Referees’ Chiefs to Convene as VAR Scrutiny Intensifies
Europe’s elite football leagues are being called to a high-stakes summit this summer, as Uefa pushes to recalibrate the use of Video Assistant Referee (VAR) technology. The meeting, set to bring together refereeing heads from powerhouses like the Premier League, La Liga, Serie A, the Bundesliga, and Ligue 1, aims to curb what Uefa officials describe as a drift towards “microscopic” interventions. The core concern is to steer VAR back towards its original mandate: rectifying only the most blatant and obvious officiating errors.
Revisiting VAR’s Purpose: Clarity Over Constant Correction
Roberto Rosetti, the head of Uefa’s referees, has been a vocal critic of the current trend, lamenting that “we forgot the reason why VAR was introduced.” He believes that while VAR has proven invaluable for objective decisions, its application to subjective interpretations has become problematic. “For interpretations, subjective evaluation is more difficult,” Rosetti stated, emphasizing the original intent of intervening only for “clear and obvious mistakes – clear evidence.” The differing approaches to VAR across European leagues have led to inconsistencies, a situation Uefa hopes to address by fostering a more unified technical understanding of football’s laws, particularly in contentious areas like handball.

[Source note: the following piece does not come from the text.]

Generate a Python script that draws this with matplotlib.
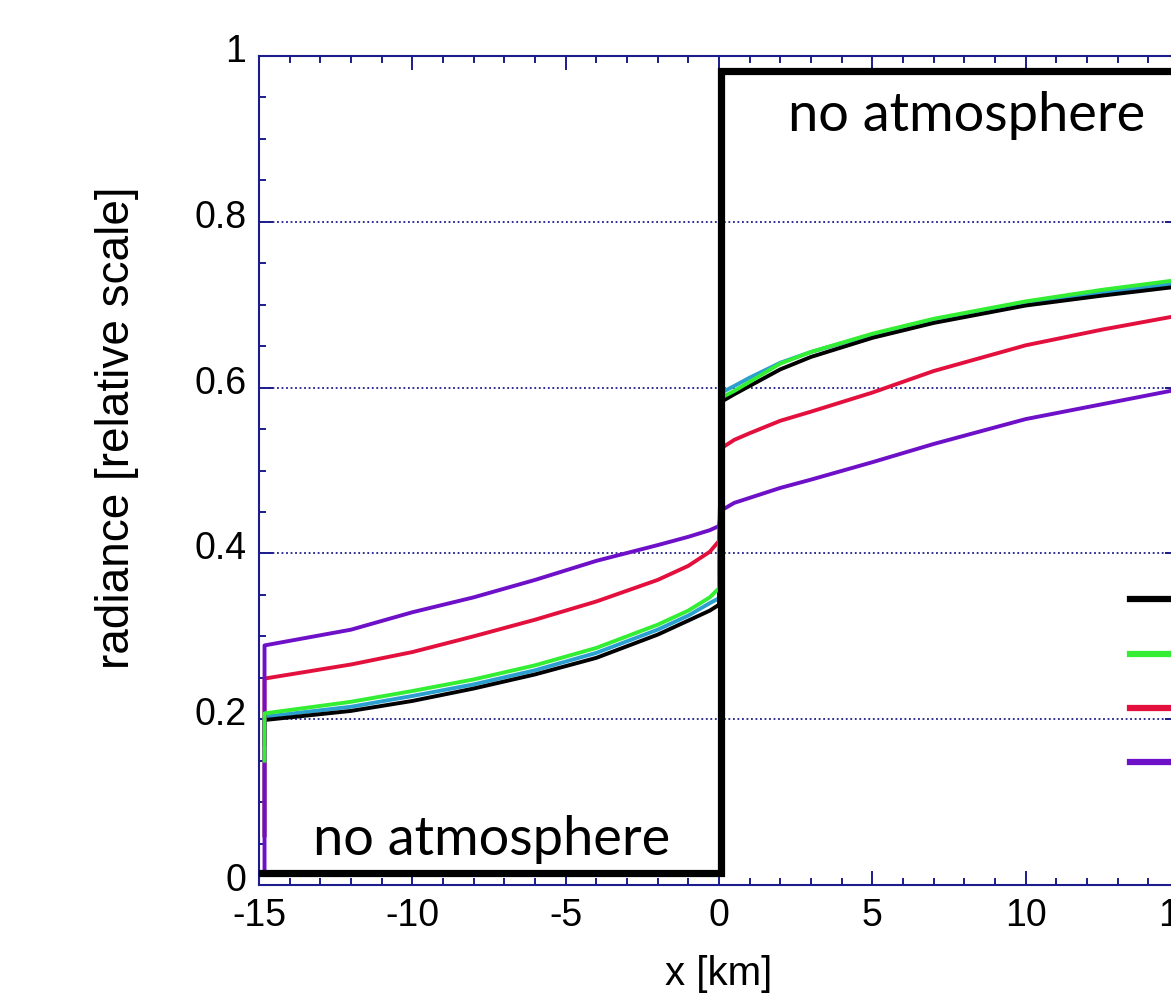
import numpy as np
import matplotlib
matplotlib.use('Agg')
import matplotlib.pyplot as plt
import matplotlib.transforms as mtransforms
from matplotlib.ticker import MultipleLocator, FormatStrFormatter

plt.rcParams['font.family'] = ['Liberation Sans', 'DejaVu Sans']
plt.rcParams['axes.unicode_minus'] = False

# radiance profiles across the atmosphere edge at x = 0
x_km = [-14.82, -14.82, -12, -10, -8, -6, -4, -2, -1, -0.3, 0.0,
        0.08, 0.5, 1.0, 2.0, 3, 5, 7, 10, 12.5, 15]
rad_black = [0.17, 0.199, 0.210, 0.222, 0.237, 0.254, 0.274, 0.302, 0.319, 0.331, 0.338,
             0.583, 0.592, 0.602, 0.622, 0.637, 0.660, 0.678, 0.699, 0.711, 0.722]
rad_blue = [0.06, 0.203, 0.215, 0.228, 0.242, 0.259, 0.280, 0.308, 0.325, 0.340, 0.346,
            0.594, 0.602, 0.612, 0.630, 0.643, 0.664, 0.681, 0.701, 0.715, 0.726]
rad_green = [0.15, 0.207, 0.221, 0.234, 0.248, 0.265, 0.286, 0.314, 0.331, 0.347, 0.358,
             0.588, 0.596, 0.607, 0.629, 0.643, 0.665, 0.683, 0.704, 0.718, 0.730]
rad_red = [0.06, 0.249, 0.266, 0.281, 0.300, 0.320, 0.342, 0.368, 0.385, 0.402, 0.415,
           0.527, 0.537, 0.545, 0.560, 0.571, 0.594, 0.620, 0.651, 0.670, 0.687]
rad_purple = [0.02, 0.289, 0.308, 0.329, 0.347, 0.368, 0.391, 0.410, 0.420, 0.428, 0.433,
              0.452, 0.461, 0.467, 0.479, 0.489, 0.510, 0.532, 0.562, 0.580, 0.598]

x_ticks = [-15, -10, -5, 0, 5, 10, 15]
y_ticks = [0, 0.2, 0.4, 0.6, 0.8, 1]

NAVY = '#1c1c8c'

fig = plt.figure(figsize=(11.71, 9.98), dpi=100)
# axes runs slightly past the right edge, as in the cropped original
ax = fig.add_axes([259 / 1171, 113 / 998, 920 / 1171, 829 / 998])

ax.plot(x_km, rad_blue, color='#2a9fd0', lw=2.8, zorder=3)
l_black, = ax.plot(x_km, rad_black, color='black', lw=2.8, zorder=3)
l_green, = ax.plot(x_km, rad_green, color='#33ee33', lw=2.8, zorder=4)
l_red, = ax.plot(x_km, rad_red, color='#e3103e', lw=2.8, zorder=3)
l_purple, = ax.plot(x_km, rad_purple, color='#6e10c8', lw=2.8, zorder=3)

ax.set_xlim(-15, 15)
ax.set_ylim(0, 1)
ax.set_xticks(x_ticks)
ax.set_yticks(y_ticks)
ax.xaxis.set_minor_locator(MultipleLocator(1))
ax.yaxis.set_minor_locator(MultipleLocator(0.05))
ax.yaxis.set_major_formatter(FormatStrFormatter('%g'))

ax.tick_params(which='both', direction='in', top=True, right=True, color=NAVY,
               width=1.4, labelsize=27, labelcolor='black')
ax.tick_params(which='major', length=10)
ax.tick_params(which='minor', length=5)
ax.tick_params(axis='x', pad=9)
ax.tick_params(axis='y', pad=9)
for sp in ax.spines.values():
    sp.set_color(NAVY)
    sp.set_linewidth(1.5)

offset = mtransforms.ScaledTranslation(0, 8 / 100, fig.dpi_scale_trans)
for lab in ax.get_yticklabels():
    lab.set_transform(lab.get_transform() + offset)

ax.yaxis.grid(True, color=NAVY, linestyle=(0, (1, 1.5)), linewidth=1.3)
ax.set_axisbelow(True)

ax.set_xlabel('x [km]', fontsize=29)
ax.xaxis.set_label_coords(0.5, -0.084)
ax.set_ylabel('radiance [relative scale]', fontsize=33)
ax.yaxis.set_label_coords(-0.13, 0.551)

# black outline of the two "no atmosphere" regions
ax.plot([-14.9, 0.05, 0.05, 15], [0.0145, 0.0145, 0.982, 0.982], color='black',
        lw=5.2, solid_joinstyle='miter', clip_on=False, zorder=5)
ax.text(-7.43, 0.036, 'no atmosphere', family='Lato', fontsize=39, ha='center',
        va='baseline', zorder=6)
ax.text(8.09, 0.91, 'no atmosphere', family='Lato', fontsize=39, ha='center',
        va='baseline', zorder=6)

handles = []
for ln in (l_black, l_green, l_red, l_purple):
    h = matplotlib.lines.Line2D([], [], color=ln.get_color(), lw=4.5)
    handles.append(h)
leg = ax.legend(handles, [' ', ' ', ' ', ' '], loc='upper left',
                bbox_to_anchor=(0.947, 0.357), frameon=False, fontsize=20,
                handlelength=3, borderpad=0, borderaxespad=0, labelspacing=1.02)

fig.savefig('out.png', dpi=100, facecolor='white')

Seeking Uniformity in a Fragmented System
The stark variations in VAR intervention rates across major leagues highlight the disparity. The Premier League currently boasts the lowest intervention rate at 0.275 per game, though this hasn’t entirely eliminated debate. The Bundesliga and La Liga follow with 0.38 interventions, Serie A with 0.44, and Ligue 1 with 0.47. The Champions League sits at 0.45 interventions per game. This upcoming summit offers a crucial opportunity to forge a more consistent global standard for VAR application, potentially leading to a fairer and more predictable officiating experience for fans worldwide.